Collisionless loss-cone refilling: there is no final parsec problem
Alessia Gualandris, Justin I. Read, Walter Dehnen, Elisa Bortolas

TL;DR
This paper demonstrates that in triaxial galactic nuclei, collisionless orbit diffusion efficiently refills the loss cone, resolving the long-standing final parsec problem and supporting the potential for black hole mergers to produce gravitational waves.
Contribution
The study introduces a novel collisionless simulation approach showing that even mild triaxiality effectively replenishes the loss cone, negating the final parsec problem.
Findings
Loss cone is efficiently refilled in mildly triaxial models.
Collisionless orbit diffusion drives binary hardening.

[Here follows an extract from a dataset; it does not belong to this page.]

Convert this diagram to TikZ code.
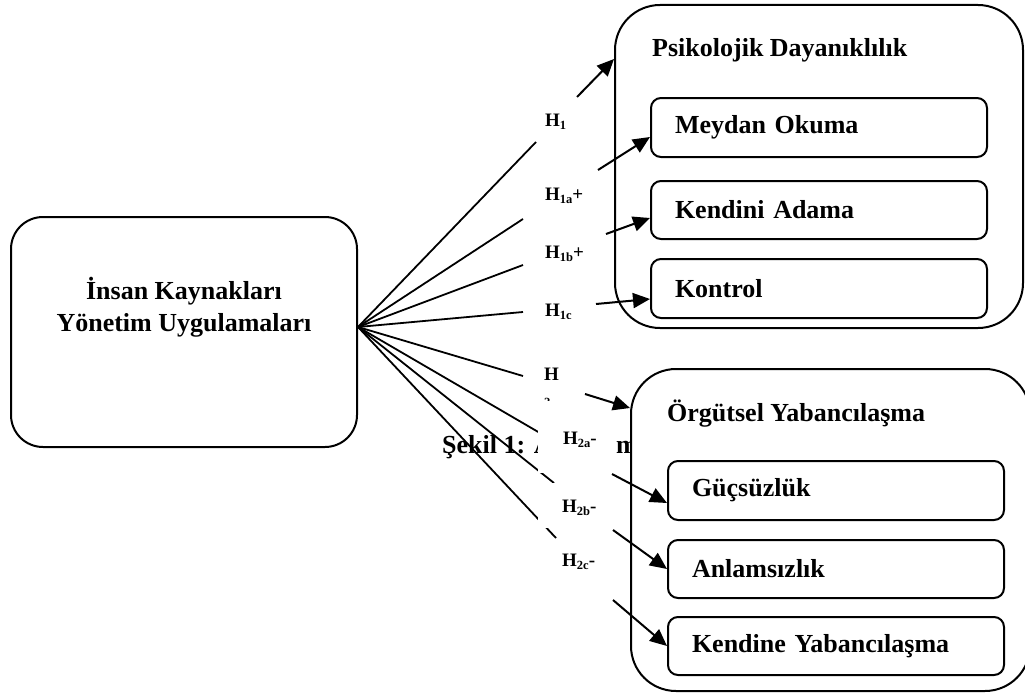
\documentclass[tikz,border=0pt]{standalone}
\usepackage{fontspec}
\setmainfont{Liberation Serif}
\usetikzlibrary{arrows.meta}
\newcommand{\hs}[1]{\raisebox{-3pt}{\fontsize{12.5}{12.5}\selectfont #1}}

\begin{document}
\begin{tikzpicture}[x=1pt,y=-1pt,
    bigtxt/.style={font=\fontsize{26}{32}\selectfont\bfseries},
    hlbl/.style={font=\fontsize{19}{22}\selectfont\bfseries,anchor=base west,inner sep=0pt},
    outerbox/.style={draw,line width=2pt,rounded corners=45pt,fill=white,inner sep=0pt},
    innerbox/.style={draw,line width=2pt,rounded corners=10pt,minimum width=336pt,minimum height=59pt,
      inner xsep=24pt,text width=288pt,align=left,font=\fontsize{26}{32}\selectfont\bfseries},
    fanline/.style={line width=1.8pt},
    arr/.style={line width=2pt,-{Triangle[length=17pt,width=15pt]}},
    mask/.style={fill=white}]
    \useasboundingbox (0,0) rectangle (1025,693);

    \node (iky) at (184,332) [draw,line width=2pt,rounded corners=32pt,minimum width=346pt,minimum height=230pt] {};
    \node (ikytxt) at (184,307) [bigtxt,align=center] {İnsan Kaynakları\\Yönetim Uygulamaları};

    \node (cap) at (442,453) [bigtxt,anchor=base west,inner sep=0pt] {Şekil 1: A};
    \node (capm) at (616,453) [bigtxt,anchor=base west,inner sep=0pt] {m};

    \coordinate (fan) at ([yshift=5pt]iky.east);
    \coordinate (e1) at (536,142);
    \coordinate (e2) at (523,219);
    \coordinate (e3) at (523,265);
    \coordinate (e4) at (523,312);
    \coordinate (e5) at (523,376);
    \coordinate (e6) at (540,433);
    \coordinate (e7) at (554,483);
    \coordinate (e8) at (556,538);

    \draw[fanline] (fan) -- (e1);
    \draw[fanline] (fan) -- (e2);
    \draw[fanline] (fan) -- (e3);
    \draw[fanline] (fan) -- (e4);
    \draw[fanline] (fan) -- (e5);
    \draw[fanline] (fan) -- (e6);
    \draw[fanline] (fan) -- (e7);
    \draw[fanline] (fan) -- (e8);

    \fill[mask] (538,413) rectangle (615,473);
    \fill[mask] (538,483) rectangle (612,528);

    \node (h1) at (545,126) [hlbl] {H\hs{1}};
    \node (h1a) at (545,200) [hlbl] {H\hs{1a}+};
    \node (h1b) at (545,258) [hlbl] {H\hs{1b}+};
    \begin{scope}
      \clip (530,295) rectangle (600,318);
      \node (h1c) at (545,316) [hlbl] {H\hs{1c}};
    \end{scope}
    \begin{scope}
      \clip (530,360) rectangle (600,400);
      \node (h2) at (544,380) [hlbl] {H};
      \node (h2sub) at (544,406) [hlbl,font=\fontsize{12.5}{12.5}\selectfont\bfseries] {2-};
    \end{scope}
    \node (h2a) at (563,444) [hlbl] {H\hs{2a}-};
    \node (h2b) at (562,512) [hlbl] {H\hs{2b}-};
    \node (h2c) at (562,566) [hlbl] {H\hs{2c}-};

    \node (psy) at (819,166.5) [outerbox,minimum width=408pt,minimum height=323pt] {};
    \node (org) at (830.5,530) [outerbox,minimum width=399pt,minimum height=322pt] {};
    \node (psytitle) at (652,57) [bigtxt,anchor=base west,inner sep=0pt] {Psikolojik Dayanıklılık};
    \node (orgtitle) at (667,421) [bigtxt,anchor=base west,inner sep=0pt] {Örgütsel Yabancılaşma};

    \node (meydan) at (819,127.5) [innerbox] {Meydan Okuma};
    \node (adama) at (819,210) [innerbox,minimum height=58pt] {Kendini Adama};
    \node (kontrol) at (819,288.5) [innerbox] {Kontrol};
    \node (guc) at (836,490.5) [innerbox] {Güçsüzlük};
    \node (anlam) at (836,569) [innerbox,minimum height=58pt] {Anlamsızlık};
    \node (kendine) at (836,646) [innerbox,minimum height=58pt] {Kendine Yabancılaşma};

    \coordinate (s1) at (577,97);
    \coordinate (s2) at (598,170);
    \coordinate (s3) at (606,234);
    \coordinate (s4) at (596,304);
    \coordinate (s5) at (585,394);
    \coordinate (s6) at (612,474);
    \coordinate (s7) at (613,530);
    \coordinate (s8) at (613,600);

    \draw[arr] (s1) -- ([yshift=107.5pt]psy.west);
    \draw[arr] (s2) -- ([yshift=-9.5pt]meydan.west);
    \draw[arr] (s3) -- ([yshift=-8pt]adama.west);
    \draw[arr] (s4) -- ([yshift=-10.5pt]kontrol.west);
    \draw[arr] (s5) -- ([yshift=122pt]org.west);
    \draw[arr] (s6) -- ([yshift=-12.5pt]guc.west);
    \draw[arr] (s7) -- (anlam.west);
    \draw[arr] (s8) -- (kendine.west);
\end{tikzpicture}
\end{document}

No evidence of the final parsec problem in realistic galactic conditions.
Abstract
Coalescing massive black hole binaries, formed during galaxy mergers, are expected to be a primary source of low frequency gravitational waves. Yet in isolated gas-free spherical stellar systems, the hardening of the binary stalls at parsec-scale separations owing to the inefficiency of relaxation-driven loss-cone refilling. Repopulation via collisionless orbit diffusion in triaxial systems is more efficient, but published simulation results are contradictory. While sustained hardening has been reported in simulations of galaxy mergers with stars and in early simulations of rotating models, in isolated non-rotating triaxial models the hardening rate continues to fall with increasing N, a signature of spurious two-body relaxation. We present a novel approach for studying loss cone repopulation in galactic nuclei. Since loss cone repopulation in triaxial systems owes to…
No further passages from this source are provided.